The shares sink 8.8% to 107.7p, less than half the 253.9p offered by rival Hammerson (HMSO) in a merger proposal it made and subsequently abandoned in 2018.
Shares in Hammerson and more broad-based UK property investors British Land (BLND) and Land Securities (LAND) are down 3.4% to 364.3p, 1.7% to 573.6p and 1.6% to 867.6p respectively on a negative valuation read-across from Intu's numbers.
The full year results are below already downgraded forecasts, the dividend is cancelled which stabilises the debt situation but at the cost of a big tax bill, and a 13% decline in property values pushes up the loan-to-value ratio.
And there is still no clarity on who will steer the business out of this mess with a replacement for the departing David Fischel yet to be appointed.
The problem for shareholders is it is still difficult to decide where the floor is for retail assets in terms of valuation amid ongoing structural and cyclical challenges.
The company’s failure to pay a dividend means it will incur a tax bill of up to £20m in 2019, according to forecasts from Liberum. Thanks to its REIT (real estate investment trust) status, Intu is exempt from corporation tax but only if it pays out 90% of its taxable income in dividends.

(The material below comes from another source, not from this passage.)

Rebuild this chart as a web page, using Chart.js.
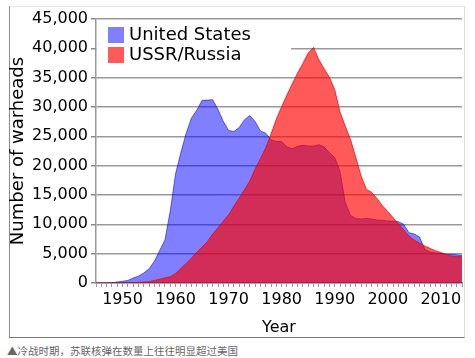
<!DOCTYPE html>
<html>
<head>
<meta charset="utf-8">
<script src="https://cdn.jsdelivr.net/npm/chart.js@4.4.0/dist/chart.umd.min.js"></script>
<style>
  body { margin: 0; background: #fff; width: 475px; height: 358px; overflow: hidden; position: relative; }
  #frame { position: absolute; left: 9px; top: 6px; width: 454px; height: 330px;
           border: 1px solid; border-color: #e6e6e6 #dcdcdc #7a7a7a #8c8c8c; }
  #wrap { position: absolute; left: 0; top: 0; width: 475px; height: 337px; }
  #cap { position: absolute; left: 7px; top: 343px; font-size: 10.5px; color: #666;
         font-family: "Noto Sans CJK SC", sans-serif; white-space: nowrap; }
</style>
</head>
<body>
<div id="frame"></div>
<div id="wrap"><canvas id="mycanvas" width="475" height="337"></canvas></div>
<div id="cap">▲冷战时期，苏联核弹在数量上往往明显超过美国</div>
<script>
var years = [1945, 1946, 1947, 1948, 1949, 1950, 1951, 1952, 1953, 1954,
             1955, 1956, 1957, 1958, 1959, 1960, 1961, 1962, 1963, 1964,
             1965, 1966, 1967, 1968, 1969, 1970, 1971, 1972, 1973, 1974,
             1975, 1976, 1977, 1978, 1979, 1980, 1981, 1982, 1983, 1984,
             1985, 1986, 1987, 1988, 1989, 1990, 1991, 1992, 1993, 1994,
             1995, 1996, 1997, 1998, 1999, 2000, 2001, 2002, 2003, 2004,
             2005, 2006, 2007, 2008, 2009, 2010, 2011, 2012, 2013, 2014];

var usWarheads = [2, 9, 13, 50, 170, 299, 438, 841, 1169, 1703,
                  2422, 3692, 5543, 7345, 12298, 18638, 22229, 25540, 28133, 29463,
                  31139, 31175, 31255, 29561, 27552, 26008, 25830, 26516, 27835, 28537,
                  27519, 25914, 25542, 24418, 24138, 24104, 23208, 22886, 23305, 23459,
                  23368, 23317, 23575, 23205, 22217, 21392, 19008, 13708, 11511, 10979,
                  10904, 11011, 10903, 10732, 10685, 10577, 10526, 10457, 10027, 8570,
                  8360, 7853, 5709, 5273, 5113, 5066, 4897, 4881, 4804, 4717];

var russiaWarheads = [0, 0, 0, 0, 1, 5, 25, 50, 120, 150,
                      200, 426, 660, 869, 1060, 1605, 2471, 3322, 4238, 5221,
                      6129, 7089, 8339, 9399, 10538, 11643, 13092, 14478, 15915, 17385,
                      19443, 21205, 23044, 25393, 27935, 30062, 32049, 33952, 35804, 37431,
                      39197, 40159, 38107, 36538, 35078, 32980, 29154, 26734, 24403, 21339,
                      18179, 15942, 15442, 14368, 13188, 12188, 11152, 10114, 9076, 8000,
                      7300, 6800, 6300, 5900, 5500, 5200, 4900, 4600, 4500, 4500];

var seriesNames = ['United States', 'USSR/Russia'];
var decadeLabels = [1950, 1960, 1970, 1980, 1990, 2000, 2010];

function toPoints(vals) {
    var pts = [];
    for (var i in vals) {
        pts.push({ x: years[i], y: vals[i] });
    }
    return pts;
}

// legend sits inside the plot with a white box behind it
var legendBox = {
    id: 'legendBox',
    afterDatasetsDraw: function(chart) {
        var ctx = chart.ctx;
        var a = chart.chartArea;
        ctx.save();
        ctx.fillStyle = '#fff';
        ctx.fillRect(a.left + 1, a.top + 1, 194, 46);
        ctx.font = '18px "DejaVu Sans"';
        ctx.textBaseline = 'middle';
        chart.data.datasets.forEach(function(ds, row) {
            var y = a.top + 16 + row * 20;
            ctx.fillStyle = ds.backgroundColor;
            ctx.fillRect(a.left + 12, y - 8, 16, 16);
            ctx.fillStyle = '#000';
            ctx.fillText(ds.label, a.left + 33, y);
        });
        ctx.restore();
    }
};

Chart.defaults.font.family = '"DejaVu Sans"';
Chart.defaults.color = '#000';

var chartdata = {
    datasets: [{
        label: seriesNames[0],
        data: toPoints(usWarheads),
        backgroundColor: 'rgba(0, 0, 255, 0.5)',
        borderColor: 'rgba(0, 0, 200, 0.55)',
        borderWidth: 1,
        pointRadius: 0,
        fill: 'origin',
        order: 1
    }, {
        label: seriesNames[1],
        data: toPoints(russiaWarheads),
        backgroundColor: 'rgba(255, 0, 0, 0.65)',
        borderColor: 'rgba(230, 0, 0, 0.7)',
        borderWidth: 1,
        pointRadius: 0,
        fill: 'origin',
        order: 0
    }]
};

var ctx = document.getElementById('mycanvas');

var areaChart = new Chart(ctx, {
    type: 'line',
    data: chartdata,
    plugins: [legendBox],
    options: {
        responsive: false,
        animation: false,
        layout: { padding: { left: 8, top: 19, right: 13, bottom: 0 } },
        plugins: {
            legend: { display: false },
            tooltip: { enabled: false }
        },
        elements: { line: { tension: 0 } },
        scales: {
            x: {
                type: 'linear',
                min: 1945,
                max: 2014,
                afterFit: function(scale) { scale.height = 54; },
                grid: { drawOnChartArea: false, tickLength: 4, tickColor: '#999' },
                border: { color: '#888', width: 1.5 },
                ticks: {
                    stepSize: 1,
                    maxTicksLimit: 100,
                    autoSkip: false,
                    maxRotation: 0,
                    minRotation: 0,
                    padding: 3,
                    font: { size: 16 },
                    callback: function(v) {
                        return decadeLabels.indexOf(v) >= 0 ? String(v) : '';
                    }
                },
                title: {
                    display: true,
                    text: 'Year',
                    font: { size: 16 },
                    padding: { top: 4, bottom: 0 }
                }
            },
            y: {
                min: 0,
                max: 45000,
                afterFit: function(scale) { scale.width = 88; },
                grid: { color: '#999', lineWidth: 1.5, tickLength: 5, tickColor: '#888' },
                border: { color: '#999', width: 1.5 },
                ticks: { stepSize: 5000, padding: 3, font: { size: 16 } },
                title: {
                    display: true,
                    text: 'Number of warheads',
                    font: { size: 18 },
                    padding: 0
                }
            }
        }
    }
});
</script>
</body>
</html>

This additional cost means earnings forecasts for 2019 will have to be downgraded. And while borrowings have stabilised they still weigh in at a hefty £4.87bn, while further declines in property values could put debt covenants under pressure.
WHAT ARE THE EXPERTS SAYING?
AJ Bell investment director Russ Mould says: ‘The company is trying to sell assets and has received some unsolicited offers for properties in Spain. Selling assets into a weak market shows how desperate it is. Any buyer would have the upper hand in pricing negotiations.
‘In time Intu could emerge a leaner business but for now it will have to keep taking the headache tablets and do its best to survive the turmoil.’
Liberum analyst David Brockton says: ‘Despite Intu's broader challenges, we believe that many of its retail assets will remain relevant longer-term and that some potential exists within the portfolio to extract value (e.g. maximising the value of surplus land and changing some operational practices).
‘We believe it is also possible to significantly reduce the perceived risk profile of the business via selling partial interests in its crown jewels or a pre-emptive equity raise. This scenario nevertheless requires resolve by a new management team and (crucially) support from its shareholders.’